Write out the full listing exactly as given, minus the images.
** Start Dataset excerpt **
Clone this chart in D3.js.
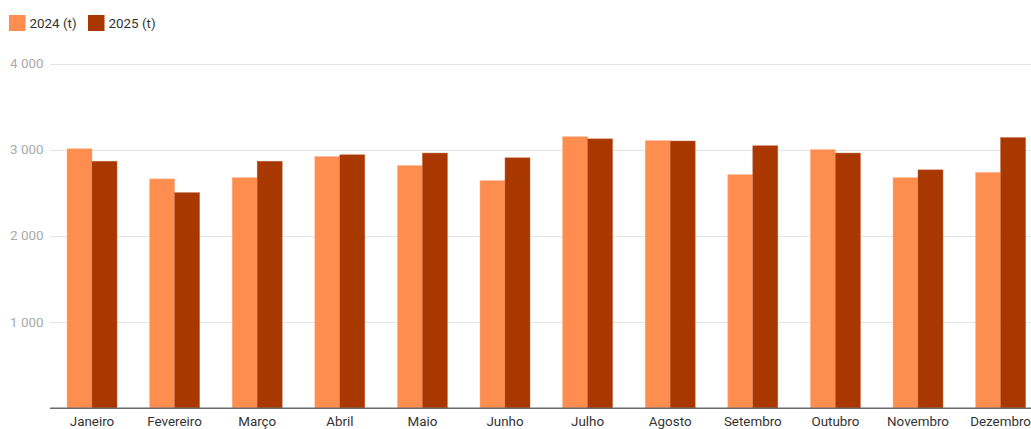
<!DOCTYPE html>
<html><head><meta charset="utf-8">
<script src="https://cdn.jsdelivr.net/npm/d3@7"></script>
<style>body{margin:0;background:#fff}svg{display:block;font-family:Roboto,sans-serif}</style>
</head><body><svg id="c" width="1031" height="429"></svg>
<script>
const categories = ["Janeiro","Fevereiro","Março","Abril","Maio","Junho","Julho","Agosto","Setembro","Outubro","Novembro","Dezembro"];
const seriesNames = ["2024 (t)","2025 (t)"];
const values2024 = [3010,2660,2675,2920,2815,2640,3150,3105,2710,3000,2675,2735];
const values2025 = [2865,2500,2865,2940,2960,2905,3125,3100,3045,2960,2765,3140];
const yTicks = [1000,2000,3000,4000];
const colors = ["#fd8e50","#a93800"];

const svg = d3.select("#c");
const x = d3.scaleBand().domain(categories).range([50.7,1041.9]).paddingInner(0.395).paddingOuter(0.1975);
const xs = d3.scaleBand().domain(seriesNames).range([0,x.bandwidth()]);
const y = d3.scaleLinear().domain([0,4000]).range([408,63.5]);
const fmt = v => d3.format(",")(v).replace(/,/g," ");

// gridlines
svg.append("g").selectAll("line").data(yTicks).join("line")
  .attr("x1",50).attr("x2",1031).attr("y1",d=>Math.round(y(d))+0.5).attr("y2",d=>Math.round(y(d))+0.5)
  .attr("stroke","#e5e5e5").attr("stroke-width",1);
svg.append("g").selectAll("text").data(yTicks).join("text")
  .attr("x",43.5).attr("y",d=>y(d)).attr("dy","0.35em").attr("text-anchor","end")
  .attr("fill","#aaaaaa").attr("font-size",13.4).text(fmt);

// bars
const series = [values2024, values2025];
series.forEach((vals,si)=>{
  svg.append("g").selectAll("rect").data(vals).join("rect")
    .attr("x",(d,i)=>x(categories[i])+xs(seriesNames[si]))
    .attr("width",xs.bandwidth())
    .attr("y",d=>y(d)).attr("height",d=>y(0)-y(d))
    .attr("fill",colors[si])
    .attr("stroke",si===0?"#ffb08a":"#c0623a").attr("stroke-width",0.6).attr("stroke-opacity",0.8);
});

// baseline
svg.append("line").attr("x1",50).attr("x2",1031).attr("y1",408.3).attr("y2",408.3)
  .attr("stroke","#6b6b6b").attr("stroke-width",1.5);

// x labels
const xAxis = d3.axisBottom(x).tickSize(0).tickPadding(8.5);
const gx = svg.append("g").attr("transform","translate(0,408)").call(xAxis);
gx.select(".domain").remove();
gx.selectAll("text").attr("fill","#333").attr("font-size",13.4).attr("font-family","Roboto,sans-serif");

// legend
const lx = [9,88];
seriesNames.forEach((n,i)=>{
  svg.append("rect").attr("x",lx[i]).attr("y",15).attr("width",16.5).attr("height",16).attr("fill",colors[i]);
  svg.append("text").attr("x",lx[i]+20.5).attr("y",23).attr("dy","0.35em").attr("fill","#333").attr("font-size",13.4).text(n);
});
</script></body></html>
** End Dataset excerpt **
In response
Clone this chart in D3.js.
<!DOCTYPE html>
<html><head><meta charset="utf-8">
<script src="https://cdn.jsdelivr.net/npm/d3@7"></script>
<style>body{margin:0;background:#fff}svg{display:block;font-family:Roboto,sans-serif}</style>
</head><body><svg id="c" width="1031" height="429"></svg>
<script>
const categories = ["Janeiro","Fevereiro","Março","Abril","Maio","Junho","Julho","Agosto","Setembro","Outubro","Novembro","Dezembro"];
const seriesNames = ["2024 (t)","2025 (t)"];
const values2024 = [3010,2660,2675,2920,2815,2640,3150,3105,2710,3000,2675,2735];
const values2025 = [2865,2500,2865,2940,2960,2905,3125,3100,3045,2960,2765,3140];
const yTicks = [1000,2000,3000,4000];
const colors = ["#fd8e50","#a93800"];

const svg = d3.select("#c");
const x = d3.scaleBand().domain(categories).range([50.7,1041.9]).paddingInner(0.395).paddingOuter(0.1975);
const xs = d3.scaleBand().domain(seriesNames).range([0,x.bandwidth()]);
const y = d3.scaleLinear().domain([0,4000]).range([408,63.5]);
const fmt = v => d3.format(",")(v).replace(/,/g," ");

// gridlines
svg.append("g").selectAll("line").data(yTicks).join("line")
  .attr("x1",50).attr("x2",1031).attr("y1",d=>Math.round(y(d))+0.5).attr("y2",d=>Math.round(y(d))+0.5)
  .attr("stroke","#e5e5e5").attr("stroke-width",1);
svg.append("g").selectAll("text").data(yTicks).join("text")
  .attr("x",43.5).attr("y",d=>y(d)).attr("dy","0.35em").attr("text-anchor","end")
  .attr("fill","#aaaaaa").attr("font-size",13.4).text(fmt);

// bars
const series = [values2024, values2025];
series.forEach((vals,si)=>{
  svg.append("g").selectAll("rect").data(vals).join("rect")
    .attr("x",(d,i)=>x(categories[i])+xs(seriesNames[si]))
    .attr("width",xs.bandwidth())
    .attr("y",d=>y(d)).attr("height",d=>y(0)-y(d))
    .attr("fill",colors[si])
    .attr("stroke",si===0?"#ffb08a":"#c0623a").attr("stroke-width",0.6).attr("stroke-opacity",0.8);
});

// baseline
svg.append("line").attr("x1",50).attr("x2",1031).attr("y1",408.3).attr("y2",408.3)
  .attr("stroke","#6b6b6b").attr("stroke-width",1.5);

// x labels
const xAxis = d3.axisBottom(x).tickSize(0).tickPadding(8.5);
const gx = svg.append("g").attr("transform","translate(0,408)").call(xAxis);
gx.select(".domain").remove();
gx.selectAll("text").attr("fill","#333").attr("font-size",13.4).attr("font-family","Roboto,sans-serif");

// legend
const lx = [9,88];
seriesNames.forEach((n,i)=>{
  svg.append("rect").attr("x",lx[i]).attr("y",15).attr("width",16.5).attr("height",16).attr("fill",colors[i]);
  svg.append("text").attr("x",lx[i]+20.5).attr("y",23).attr("dy","0.35em").attr("fill","#333").attr("font-size",13.4).text(n);
});
</script></body></html>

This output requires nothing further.